How fair the credit score system is in practice is extremely complicated, but critics of the system (consumer law organizations, politicians, debtors unions, etc.) contend that even if things like race, gender, and disabilities are omitted from credit reports, in practice the system still has discriminatory effects. They argue that it essentially locks in established systemic biases and even exacerbates them—a bad credit score makes credit more expensive, which leads to a worse credit score and an endless cycle of poverty. Other criticisms include employers using credit reports to make hiring decisions, lack-of-transparency, inaccurate reports, the dehumanizing effect of reducing a person to a number, and a ton more—there’s a lot of criticism.
The future of the credit score
Although your FICO score is considered by about 90% of top lenders, according to some industry insiders, the number itself is becoming less and less important. Credit institutions are competing to identify good debtors—it’s how they make their bank, after all—so they’re all working to figure out a better system. Ken Lin, the CEO of CreditKarma, estimates that your credit score is only 20% to 40% of a lender’s final decision. Instead, lenders are weighing other information in your report in proprietary ways to decide how much they will lend you.
“Rather than just saying,‘This person missed two payments,’ banks are looking at factors like how much the payment was for and who it was to,” Lin told TheStreet.

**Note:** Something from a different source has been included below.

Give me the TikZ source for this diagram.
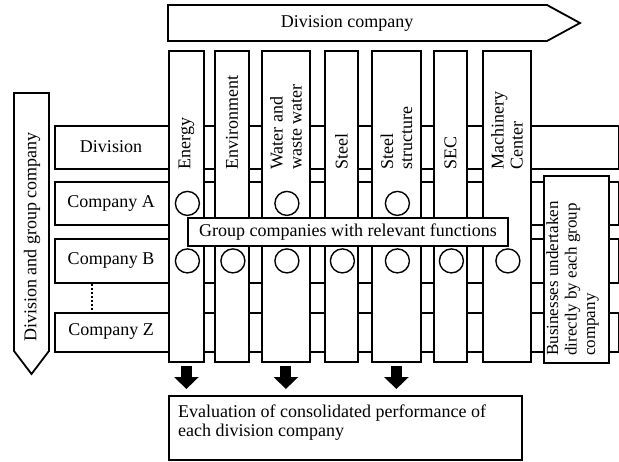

How to get a copy of your credit report
It’s easy to get a copy of your credit report, and you really should, to know where you stand and to make sure there are no mistakes on it. You are eligible for a free credit report annually from all of the three major credit reporting companies, and you can get it by visiting freecreditreport.com or calling (877) 322-8228. You can get additional credit reports if you’re denied credit, you believe your report is inaccurate, and other reasons. Contrary to popular belief, requesting a copy of your own credit report won’t lower your credit score.